If you want to lose weight, meanwhile, walking more can help. “Losing weight is all about having a negative net calorie balance,” Petre explains. The average person burns just about 100 calories per mile (that’s about 2,000 steps) walked. So, hitting 10,000 steps a day would equal about 500 calories torched, says Avant. Combine that with healthy decisions in the kitchen and you can certainly lose weight over time.
Ultimately, though, “your age and health status dictate how many steps you can and should walk each day,” Petre says. Instead of picking a daily goal willy-nilly, chat with your doctor or a certified fitness professional about what makes sense.
It’s also important to “find the daily step goal that is doable and not overly disruptive to your life, ” says Avant. “For most, that’s somewhere between 6,000 and 10,000 steps.”

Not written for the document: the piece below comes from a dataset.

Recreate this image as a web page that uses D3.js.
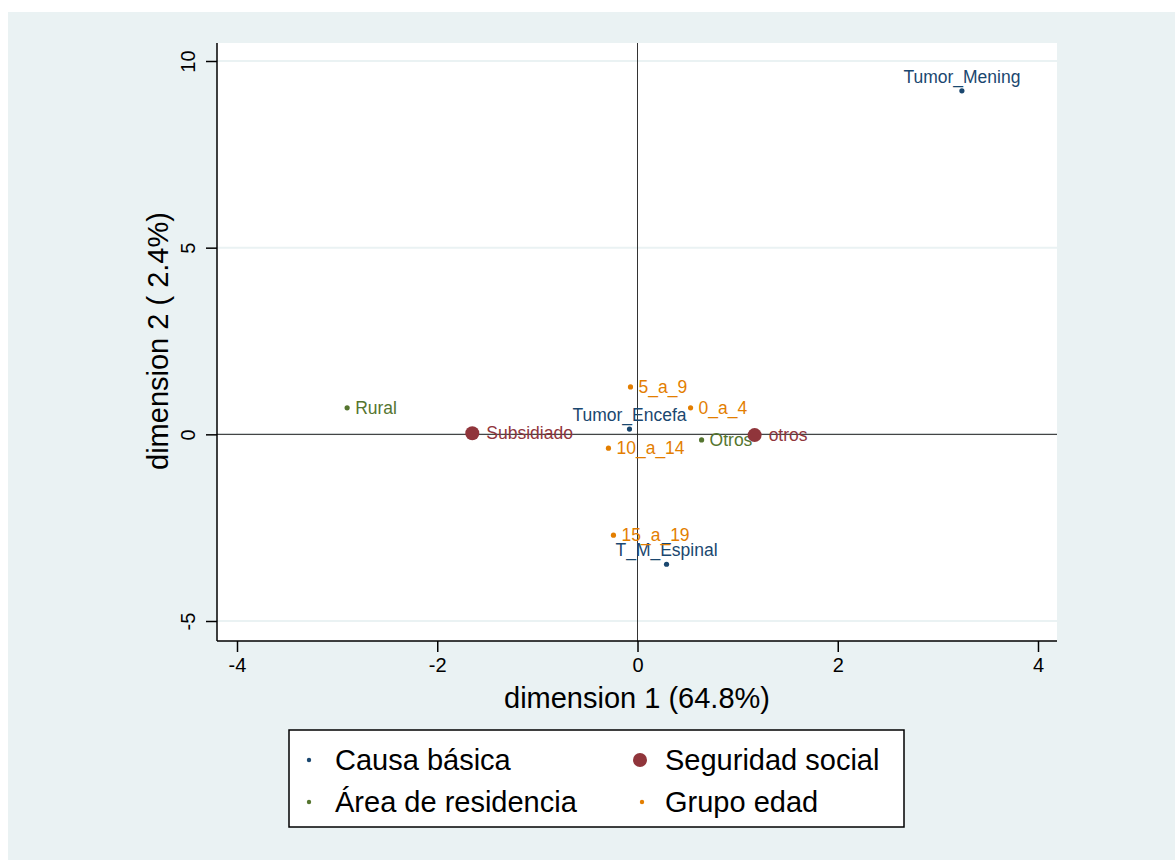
<!DOCTYPE html>
<html>
<head>
<meta charset="utf-8">
<script src="https://cdn.jsdelivr.net/npm/d3@7"></script>
<style>
  body { margin: 0; background: #fff; }
  svg { display: block; font-family: Arial, "Liberation Sans", sans-serif; }
</style>
</head>
<body>
<div id="chart"></div>
<script>
// Koordinaten der Kategorien (dimension 1, dimension 2)
const causaLabels = ["Tumor_Mening", "Tumor_Encefa", "T_M_Espinal"];
const causaX = [3.24, -0.08, 0.29];
const causaY = [9.2, 0.14, -3.48];

const areaLabels = ["Rural", "Otros"];
const areaX = [-2.9, 0.64];
const areaY = [0.71, -0.15];

const seguridadLabels = ["Subsidiado", "otros"];
const seguridadX = [-1.65, 1.17];
const seguridadY = [0.03, -0.02];

const edadLabels = ["5_a_9", "0_a_4", "10_a_14", "15_a_19"];
const edadX = [-0.07, 0.53, -0.29, -0.24];
const edadY = [1.27, 0.71, -0.37, -2.7];

const xTicks = [-4, -2, 0, 2, 4];
const yTicks = [-5, 0, 5, 10];

const legendNames = ["Causa básica", "Seguridad social", "Área de residencia", "Grupo edad"];

const width = 1175;
const height = 860;

const series = [
  { name: "Causa básica", color: "#1a476f", big: false, pos: "top", labels: causaLabels, xs: causaX, ys: causaY },
  { name: "Área de residencia", color: "#55752f", big: false, pos: "right", labels: areaLabels, xs: areaX, ys: areaY },
  { name: "Seguridad social", color: "#90353b", big: true, pos: "right", labels: seguridadLabels, xs: seguridadX, ys: seguridadY },
  { name: "Grupo edad", color: "#e37e00", big: false, pos: "right", labels: edadLabels, xs: edadX, ys: edadY }
];

// Skalen
const x = d3.scaleLinear().domain([-4, 4]).range([237, 1038]);
const y = d3.scaleLinear().domain([-5, 10]).range([621, 61]);

const plotLeft = 217, plotRight = 1057, plotTop = 43, plotBottom = 641;

const svg = d3.select("#chart").append("svg")
  .attr("width", width)
  .attr("height", height)
  .attr("viewBox", [0, 0, width, height]);

// Hintergrund
svg.append("rect")
  .attr("x", 8).attr("y", 12)
  .attr("width", width - 8).attr("height", height - 12)
  .attr("fill", "#eaf2f3");

svg.append("rect")
  .attr("x", plotLeft).attr("y", plotTop)
  .attr("width", plotRight - plotLeft).attr("height", plotBottom - plotTop)
  .attr("fill", "#fff");

// Gitterlinien
svg.append("g")
  .selectAll("line")
  .data(yTicks)
  .join("line")
  .attr("x1", plotLeft).attr("x2", plotRight)
  .attr("y1", d => y(d)).attr("y2", d => y(d))
  .attr("stroke", "#eaf2f3")
  .attr("stroke-width", 2);

// Referenzlinien bei 0
svg.append("line")
  .attr("x1", x(0)).attr("x2", x(0))
  .attr("y1", plotTop).attr("y2", plotBottom)
  .attr("stroke", "#333").attr("stroke-width", 1);
svg.append("line")
  .attr("x1", plotLeft).attr("x2", plotRight)
  .attr("y1", y(0)).attr("y2", y(0))
  .attr("stroke", "#222").attr("stroke-width", 1);

// Beschriftung mit normalem Bindestrich statt Minuszeichen
const fmt = d => String(d);

// X-Achse
svg.append("g")
  .attr("transform", `translate(0,${plotBottom})`)
  .call(d3.axisBottom(x).tickValues(xTicks).tickSize(11).tickPadding(6).tickFormat(fmt))
  .call(g => g.select(".domain").attr("d", `M${plotLeft},0H${plotRight}`).attr("stroke-width", 1.5))
  .call(g => g.selectAll(".tick line").attr("stroke-width", 1.5))
  .call(g => g.selectAll(".tick text").attr("font-size", 20).attr("fill", "#000"));

// Y-Achse (Beschriftung gedreht)
svg.append("g")
  .attr("transform", `translate(${plotLeft},0)`)
  .call(d3.axisLeft(y).tickValues(yTicks).tickSize(11).tickFormat(fmt))
  .call(g => g.select(".domain").attr("d", `M0,${plotTop}V${plotBottom}`).attr("stroke-width", 1.5))
  .call(g => g.selectAll(".tick line").attr("stroke-width", 1.5))
  .call(g => g.selectAll(".tick text")
    .attr("font-size", 20).attr("fill", "#000")
    .attr("x", 0).attr("dy", 0)
    .attr("text-anchor", "middle")
    .attr("transform", "translate(-22,0) rotate(-90)"));

// Achsentitel
svg.append("text")
  .attr("x", 637).attr("y", 708)
  .attr("text-anchor", "middle")
  .attr("font-size", 29)
  .text("dimension 1 (64.8%)");

svg.append("text")
  .attr("transform", "translate(168,341) rotate(-90)")
  .attr("text-anchor", "middle")
  .attr("font-size", 29)
  .text("dimension 2 ( 2.4%)");

// Punkte und Beschriftungen
series.forEach(s => {
  const pts = s.labels.map((l, i) => ({ label: l, x: s.xs[i], y: s.ys[i] }));
  const g = svg.append("g").attr("fill", s.color);
  g.selectAll("circle")
    .data(pts)
    .join("circle")
    .attr("cx", d => x(d.x))
    .attr("cy", d => y(d.y))
    .attr("r", s.big ? 7 : 2.6);
  g.selectAll("text")
    .data(pts)
    .join("text")
    .attr("font-size", 17.5)
    .attr("x", d => s.pos === "top" ? x(d.x) : x(d.x) + (s.big ? 14 : 8))
    .attr("y", d => s.pos === "top" ? y(d.y) - 8 : y(d.y) + 6)
    .attr("text-anchor", s.pos === "top" ? "middle" : "start")
    .text(d => d.label);
});

// Legende
const legend = svg.append("g");
legend.append("rect")
  .attr("x", 289).attr("y", 730)
  .attr("width", 615).attr("height", 97)
  .attr("fill", "#fff")
  .attr("stroke", "#000").attr("stroke-width", 1.5);

const legendPos = [
  { mx: 309, tx: 335, y: 760 },
  { mx: 640, tx: 665, y: 760 },
  { mx: 309, tx: 335, y: 802 },
  { mx: 642, tx: 665, y: 802 }
];
legendNames.forEach((n, i) => {
  const s = series.find(d => d.name === n);
  const p = legendPos[i];
  legend.append("circle")
    .attr("cx", p.mx).attr("cy", p.y)
    .attr("r", s.big ? 7 : 2.2)
    .attr("fill", s.color);
  legend.append("text")
    .attr("x", p.tx).attr("y", p.y + 10)
    .attr("font-size", 29)
    .attr("fill", "#000")
    .text(n);
});
</script>
</body>
</html>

If you live in a city and already walk a lot every day, you may be able to hit 10,000 steps no problem. If you work long hours at a desk job, though, you simply may not have time to get that many steps in.
How To Walk More Every Single Day
Once you’ve set your new daily step goal—whether it’s 5,000, 10,000, or 15,000—use these tips to hit it day after day.
1. Wear A Tracker
Budget-permitting, investing in (and wearing!) a step tracker can promote increased activity by making you aware of how active you really are, says Avant. Most people are surprised by how sedentary their lifestyle really is, she says. Becoming conscious of that often encourages them to walk more.
In fact, according to a 2015 release by the American Council on Exercise, people who track their steps take an average of 2,500 more steps per day than those who don’t.
2. Increase Your Step Goal Slowly
If you average 2,000 steps a day over the course of a week, abruptly trying to walk five times that much will feel overwhelming, Avant says. To combat that, she recommends increasing your daily step goal by 500 steps each week.
3. Park Farther Away
Consider this: There are 2,000 steps in a mile. If you park 200 meters (one-eighth of a mile) away from the grocery store, you log 250 steps before entering the building. You’ll also log another 250 returning to your car. Just like that, you’ve got another 500 steps under your belt. (And that doesn’t even include all the steps you logged perusing the aisles inside the store!). Easy-peasy, right?
Another perk: Assuming you have family members or other loved ones who accompany you while you’re out and about, this lifestyle tweak gets the whole crew in on the action.
4. Try Multitasking
Instead of plopping on the couch, why not go on a walk during your weekly phone call with your mom? Instead of a coffee catch-up date, why not grab coffee and then go walk around the neighborhood?
“Incorporating walking into the things you already do every single day can make reaching the goal both more pleasurable and achievable,” says Avant. Doing this also increases the likelihood that it becomes part of your long-term lifestyle—and that, really, is the true goal.